Korban Penculikan Politik
Sutedja dan keluarga akhirnya tinggal di kawasan Senayan Jakarta guna menghindari amuk massa di Bali. Namun, seiring dengan kekuasaan  Bung Karno yang kian dikebiri oleh kelompok Soeharto, makin terancam jugalah keselamatan Sutedja di Jakarta. Tanggal 29 Juli 1966, Sutedja ‘dijemput’ oleh beberapa orang berseragam militer dari markas Staf Komando Garnisun (SKOGAR) dan diperintahkan datang  ke markas SKOGAR. Sutedja pun  memenuhi panggilan ini.
Namun, tak pernah ada kabar lagi dari Sutedja pada pihak keluarga semenjak kepergian Sutedja di hari itu. Keluarga pun mendatangi markas SKOGAR untuk mencari tahu nasib Sutedja. Jawaban pihak SKOGAR cukup mengejutkan : tak pernah ada perintah penjemputan atau pemanggilan terhadap Sutedja.
Pencarian keluarga  tidak berhenti hingga disitu. Tetapi, situasi politik yang kian memarjinalkan kelompok Soekarnois sudah  tidak kondusif lagi  bagi  upaya keluarga Sutedja untuk mencari jawaban atas nasib sang putra Jembrana tersebut.

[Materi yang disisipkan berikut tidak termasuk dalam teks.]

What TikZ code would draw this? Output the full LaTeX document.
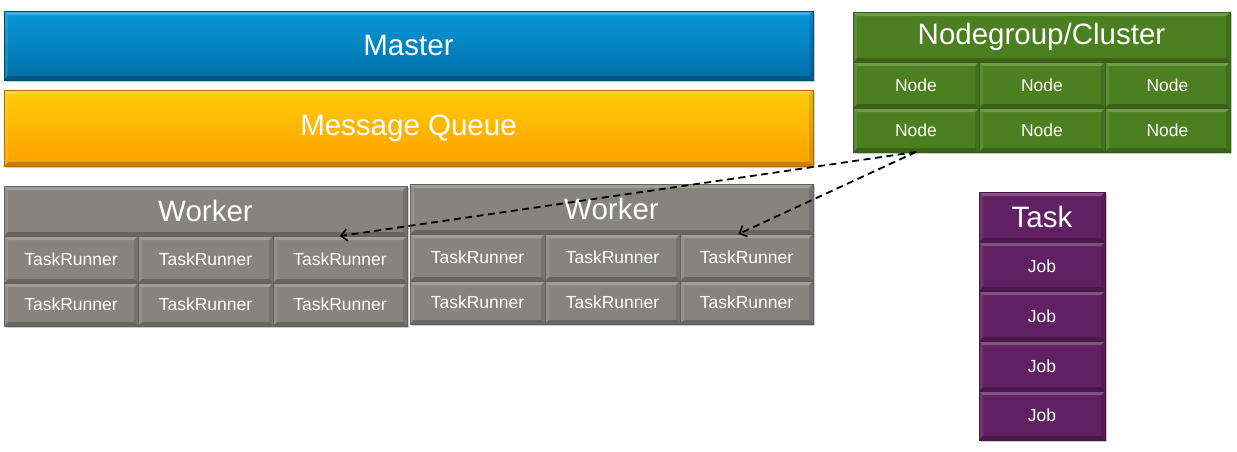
\documentclass[tikz,border=0pt]{standalone}
\usepackage{fontspec}
\setmainfont{Liberation Sans}
\usetikzlibrary{arrows.meta,shadows}
\definecolor{blueT}{HTML}{0898DC}
\definecolor{blueB}{HTML}{006EA6}
\definecolor{orT}{HTML}{FFCC06}
\definecolor{orB}{HTML}{FFA000}
\definecolor{grn}{HTML}{4B7F20}
\definecolor{gry}{HTML}{87837D}
\definecolor{prp}{HTML}{612061}
\tikzset{
  bevel/.style={path picture={
    \fill[white,opacity=0.22] (path picture bounding box.north west) -- (path picture bounding box.north east)
      -- ([xshift=-4pt,yshift=-4pt]path picture bounding box.north east) -- ([xshift=4pt,yshift=-4pt]path picture bounding box.north west) -- cycle;
    \fill[white,opacity=0.10] (path picture bounding box.north west) -- ([xshift=4pt,yshift=-4pt]path picture bounding box.north west)
      -- ([xshift=4pt,yshift=4pt]path picture bounding box.south west) -- (path picture bounding box.south west) -- cycle;
    \fill[black,opacity=0.22] (path picture bounding box.south west) -- (path picture bounding box.south east)
      -- ([xshift=-4pt,yshift=4pt]path picture bounding box.south east) -- ([xshift=4pt,yshift=4pt]path picture bounding box.south west) -- cycle;
    \fill[black,opacity=0.12] (path picture bounding box.north east) -- ([xshift=-4pt,yshift=-4pt]path picture bounding box.north east)
      -- ([xshift=-4pt,yshift=4pt]path picture bounding box.south east) -- (path picture bounding box.south east) -- cycle;
  }},
  cell/.style={rectangle, anchor=north west, inner sep=0pt, outer sep=0pt, text=white,
    draw=#1!75!black, line width=0.7pt, fill=#1, bevel},
  grp/.style={rectangle, anchor=north west, inner sep=0pt, outer sep=0pt,
    fill=#1, draw=#1!70!black, line width=0.7pt,
    drop shadow={shadow xshift=1.5pt, shadow yshift=-2pt, opacity=0.35, fill=black!60}},
  big/.style={font=\fontsize{29.5}{31}\selectfont},
  small/.style={font=\fontsize{17.5}{19}\selectfont},
  hdr/.style={cell=#1, big},
  conn/.style={draw=black, line width=1.8pt, dash pattern=on 7pt off 4.5pt,
    -{Straight Barb[length=6pt,width=12pt,line width=1.6pt]}},
}
\begin{document}
\begin{tikzpicture}[x=1pt,y=-1pt]
\useasboundingbox (0,0) rectangle (1237,451);

% Master and Message Queue
\node[grp=blueB, top color=blueT, bottom color=blueB, bevel, text=white, big,
  minimum width=809, minimum height=69] (master) at (4,11) {Master};
\node[grp=orB, top color=orT, bottom color=orB, bevel, text=white, big,
  minimum width=809, minimum height=76] (mq) at (4,90) {Message Queue};

% Nodegroup / Cluster
\node[grp=grn, minimum width=377, minimum height=140] (ng) at (853,12) {};
\node[hdr=grn, minimum width=377, minimum height=50] (nghead) at (853,12) {Nodegroup/Cluster};
\node[cell=grn, small, minimum width=126, minimum height=46] (n11) at (853,62) {Node};
\node[cell=grn, small, minimum width=126, minimum height=46] (n12) at (979,62) {Node};
\node[cell=grn, small, minimum width=125, minimum height=46] (n13) at (1105,62) {Node};
\node[cell=grn, small, minimum width=126, minimum height=44] (n21) at (853,108) {Node};
\node[cell=grn, small, minimum width=126, minimum height=44] (n22) at (979,108) {Node};
\node[cell=grn, small, minimum width=125, minimum height=44] (n23) at (1105,108) {Node};

% Worker 1
\node[grp=gry, minimum width=403, minimum height=140] (w1) at (4,186) {};
\node[hdr=gry, minimum width=403, minimum height=50] (w1head) at (4,186) {Worker};
\node[cell=gry, small, minimum width=134, minimum height=47] (w1a) at (4,236) {TaskRunner};
\node[cell=gry, small, minimum width=135, minimum height=47] (w1b) at (138,236) {TaskRunner};
\node[cell=gry, small, minimum width=134, minimum height=47] (w1c) at (273,236) {TaskRunner};
\node[cell=gry, small, minimum width=134, minimum height=43] (w1d) at (4,283) {TaskRunner};
\node[cell=gry, small, minimum width=135, minimum height=43] (w1e) at (138,283) {TaskRunner};
\node[cell=gry, small, minimum width=134, minimum height=43] (w1f) at (273,283) {TaskRunner};

% Worker 2
\node[grp=gry, minimum width=403, minimum height=140] (w2) at (410,184) {};
\node[hdr=gry, minimum width=403, minimum height=50] (w2head) at (410,184) {Worker};
\node[cell=gry, small, minimum width=135, minimum height=47] (w2a) at (410,234) {TaskRunner};
\node[cell=gry, small, minimum width=135, minimum height=47] (w2b) at (545,234) {TaskRunner};
\node[cell=gry, small, minimum width=133, minimum height=47] (w2c) at (680,234) {TaskRunner};
\node[cell=gry, small, minimum width=135, minimum height=43] (w2d) at (410,281) {TaskRunner};
\node[cell=gry, small, minimum width=135, minimum height=43] (w2e) at (545,281) {TaskRunner};
\node[cell=gry, small, minimum width=133, minimum height=43] (w2f) at (680,281) {TaskRunner};

% Task
\node[grp=prp, minimum width=126, minimum height=248] (task) at (979,192) {};
\node[hdr=prp, minimum width=126, minimum height=50] (taskhead) at (979,192) {Task};
\node[cell=prp, small, minimum width=126, minimum height=49] (j1) at (979,242) {Job};
\node[cell=prp, small, minimum width=126, minimum height=50] (j2) at (979,291) {Job};
\node[cell=prp, small, minimum width=126, minimum height=50] (j3) at (979,341) {Job};
\node[cell=prp, small, minimum width=126, minimum height=49] (j4) at (979,391) {Job};

% connectors
\draw[conn] (n21.south) -- (w1c.north);
\draw[conn] (n21.south) -- ([xshift=-8pt]w2c.north);
\end{tikzpicture}
\end{document}
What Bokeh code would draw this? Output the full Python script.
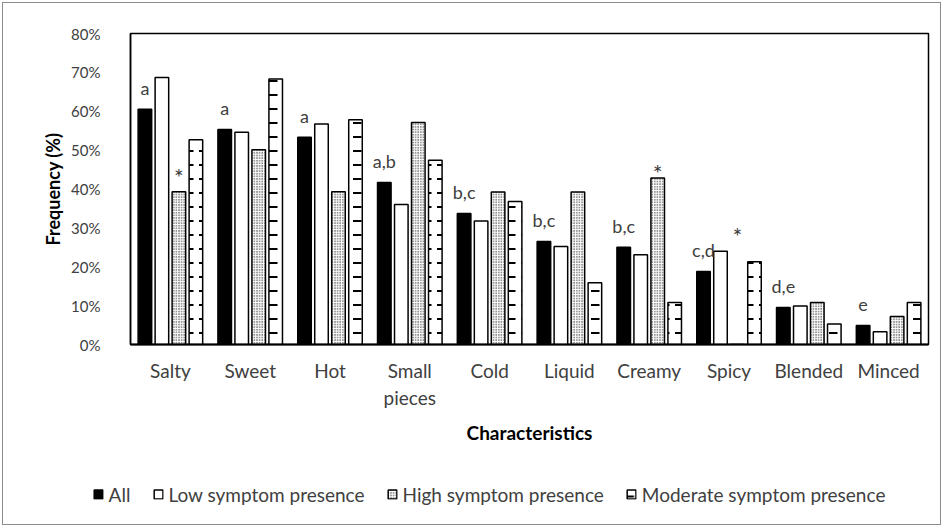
from bokeh.plotting import figure
from bokeh.layouts import column
from bokeh.models import (Legend, LegendItem, FixedTicker, PrintfTickFormatter,
                          ColumnDataSource, Range1d)
from bokeh.core.properties import value
from bokeh.embed import file_html
from bokeh.resources import INLINE

# ---- data ----
categories = ["Salty", "Sweet", "Hot", "Small\npieces", "Cold", "Liquid",
              "Creamy", "Spicy", "Blended", "Minced"]
all_vals = [60.5, 55.3, 53.3, 41.7, 33.7, 26.5, 25.0, 18.8, 9.5, 4.9]
low_vals = [68.7, 54.6, 56.7, 36.0, 31.8, 25.2, 23.1, 24.0, 9.9, 3.3]
high_vals = [39.3, 50.1, 39.3, 57.1, 39.2, 39.2, 42.8, 0.0, 10.8, 7.2]
mod_vals = [52.7, 68.3, 57.8, 47.4, 36.8, 15.9, 10.8, 21.3, 5.3, 10.8]
series_names = ["All", "Low symptom presence", "High symptom presence",
                "Moderate symptom presence"]
letters = ["a", "a", "a", "a,b", "b,c", "b,c", "b,c", "c,d", "d,e", "e"]
star_cats = [0, 6, 7]
star_levels = [43.0, 44.0, 28.0]
y_ticks = [0, 10, 20, 30, 40, 50, 60, 70, 80]

FONT = "Lato"
BW = 0.17
STEP = 0.213
TXT = "#404040"

H_MAIN = 461
H_LEG = 60

p = figure(width=937, height=H_MAIN, x_range=Range1d(0, 10), y_range=Range1d(0, 80),
           output_backend="svg", toolbar_location=None,
           min_border_left=127, min_border_right=12, min_border_top=30,
           min_border_bottom=H_MAIN - 341)
p.background_fill_color = "white"
p.border_fill_color = "white"
p.outline_line_color = "black"
p.outline_line_width = 1.5
p.xgrid.visible = False
p.ygrid.visible = False

centers = [i + 0.5 for i in range(len(categories))]
series = [all_vals, low_vals, high_vals, mod_vals]
styles = [
    dict(fill_color="black"),
    dict(fill_color="white"),
    dict(fill_color="white", hatch_pattern="dot", hatch_scale=2.6, hatch_weight=1.8,
         hatch_color="black"),
    dict(fill_color="white", hatch_pattern="horizontal_dash", hatch_scale=14,
         hatch_weight=2, hatch_color="black"),
]
sources = []
for k, (vals, st) in enumerate(zip(series, styles)):
    off = (k - 1.5) * STEP
    src = ColumnDataSource(dict(x=[c + off for c in centers], top=vals))
    sources.append(src)
    p.vbar(x="x", top="top", width=BW, source=src, line_color="black",
           line_width=1.5, **st)

# letters above "All" bars
lsrc = ColumnDataSource(dict(x=[c - 1.5 * STEP for c in centers],
                             y=[v + 5.5 for v in all_vals], t=letters))
p.text(x="x", y="y", text="t", source=lsrc, text_align="center",
       text_baseline="alphabetic", text_font=value(FONT), text_font_size="18px",
       text_color=TXT)

# asterisks above high-symptom bars
ssrc = ColumnDataSource(dict(x=[centers[i] + 0.5 * STEP for i in star_cats],
                             y=star_levels, t=["*"] * len(star_cats)))
p.text(x="x", y="y", text="t", source=ssrc, text_align="center",
       text_baseline="alphabetic", text_font=value(FONT), text_font_size="23px",
       text_color=TXT)

# axes
p.yaxis.ticker = FixedTicker(ticks=y_ticks)
p.yaxis.formatter = PrintfTickFormatter(format="%d%%")
p.yaxis.major_tick_line_color = None
p.yaxis.minor_tick_line_color = None
p.yaxis.axis_line_color = "black"
p.yaxis.axis_line_width = 1.5
p.yaxis.major_label_standoff = 24
p.yaxis.major_label_text_font = FONT
p.yaxis.major_label_text_font_size = "15px"
p.yaxis.major_label_text_color = TXT
p.yaxis.axis_label = "Frequency (%)"
p.yaxis.axis_label_text_font = FONT
p.yaxis.axis_label_text_font_size = "18px"
p.yaxis.axis_label_text_font_style = "bold"
p.yaxis.axis_label_text_color = "black"
p.yaxis.axis_label_standoff = 4

p.xaxis.ticker = FixedTicker(ticks=centers)
p.xaxis.major_label_overrides = {c: n for c, n in zip(centers, categories)}
p.xaxis.major_tick_line_color = None
p.xaxis.minor_tick_line_color = None
p.xaxis.axis_line_color = "black"
p.xaxis.axis_line_width = 2
p.xaxis.major_label_standoff = 8
p.xaxis.major_label_text_font = FONT
p.xaxis.major_label_text_font_size = "19px"
p.xaxis.major_label_text_color = TXT
p.xaxis.axis_label = "Characteristics"
p.xaxis.axis_label_text_font = FONT
p.xaxis.axis_label_text_font_size = "19px"
p.xaxis.axis_label_text_font_style = "bold"
p.xaxis.axis_label_text_color = "black"
p.xaxis.axis_label_standoff = 9

# ---- legend strip (separate figure under the chart, sharing the bar sources;
#      its bar renderers are hidden, only their legend swatches are shown) ----
q = figure(width=937, height=H_LEG, x_range=Range1d(0, 10), y_range=Range1d(0, 80),
           output_backend="svg", toolbar_location=None,
           x_axis_type=None, y_axis_type=None, min_border=0)
q.outline_line_color = None
q.xgrid.visible = False
q.ygrid.visible = False
q.background_fill_alpha = 0
q.border_fill_alpha = 0
q.styles = {"transform": "translateX(-40px)"}
leg_renderers = []
for src, st in zip(sources, styles):
    r = q.vbar(x="x", top="top", width=BW, source=src, line_color="black",
               line_width=1.5, **st)
    r.visible = False
    leg_renderers.append(r)

legend = Legend(items=[LegendItem(label=n, renderers=[r])
                       for n, r in zip(series_names, leg_renderers)],
                orientation="horizontal", location="center",
                glyph_width=11, glyph_height=11, label_standoff=5, spacing=22,
                padding=0, margin=0, border_line_alpha=0,
                background_fill_alpha=0, inactive_fill_alpha=0,
                label_text_font=FONT,
                label_text_font_size="19px", label_text_color=TXT)
q.add_layout(legend)

layout = column(p, q, spacing=0)
layout.styles = {"border": "1px solid #8c8c8c", "margin": "2px"}

open("out.html", "w").write(file_html(layout, INLINE))
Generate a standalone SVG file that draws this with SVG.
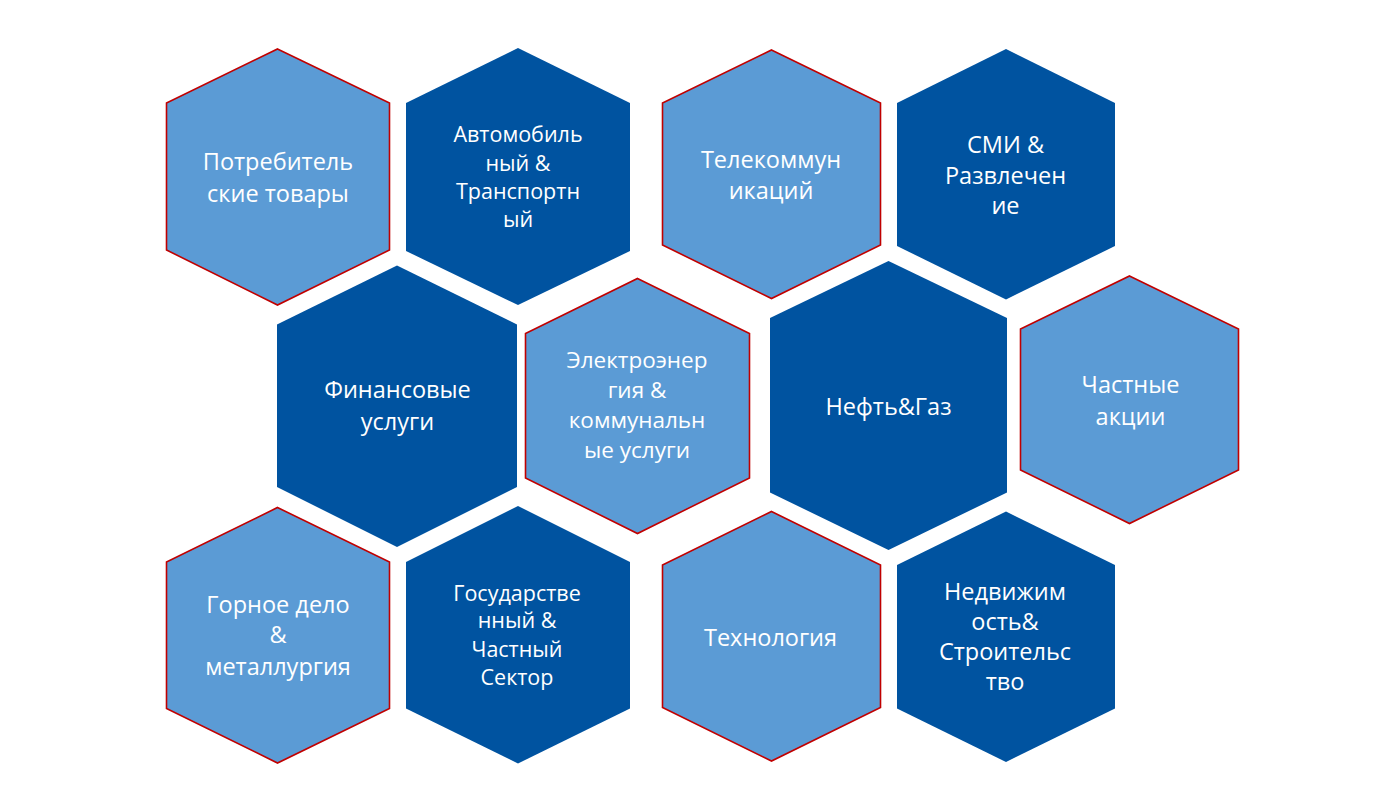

Sejak saat itu hingga puluhan tahun kemudian,  nasib Sutedja tetap diliputi ketidakjelasan.
Hilangnya Sutedja menimbulkan beragam spekulasi. Ada  beberapa pihak menyatakan, Sutedja tewas akibat penculikan politik. Disisi lain, ada juga  sebagian pihak yang mengatakan  bahwa Sutedja  pergi ke luar negeri  pasca kejatuhan Bung Karno. Namun, keberadaan Sutedja tidak pernah terlacak di negara manapun seperti halnya kaum exile lainnya dari Indonesia yang menjadi pelarian politik setelah Soeharto berkuasa. Sehingga, kebanyakan pihak meyakini hipotesis pertama lah yang terjadi pada diri Sutedja. Pihak keluarga  sendiri  meyakini bahwa Sutedja telah wafat dengan mengadakan prosesi adat ‘pelepon’ untuk ‘mengantar’  arwah  Sutedja menuju alam kebadian di tahun 2006.
Tragedi yang menimpa Sutedja merupakan cerminan dari kebiadaban politik rezim Orde Baru yang masih belum terungkap jelas hingga kini, seiring dengan masih ‘kabur’ nya kasus  pembantaian  dan pengebirian hak sipil ribuan bahkan jutaan simpatisan kiri di awal berdirinya Orde Baru. ‘Raib’ nya Sutedja juga menjadi bukti bahwasanya metode penculikan politik yang marak dilakukan di akhir era Orde Baru tahun 1997/98 ternyata telah dilakukan dengan  ‘sempurna’ bahkan sebelum Soeharto secara de-jure disahkan sebagai Presiden.  Sutedja  dan ribuan warga Bali lainnya juga  menjadi ‘tumbal’ ekspansi modal internasional yang masif  pasca berkuasanya Orde Baru dengan bertopengkan ‘pembangunan’ serta  ‘eksotisme  pariwisata’  di Bali.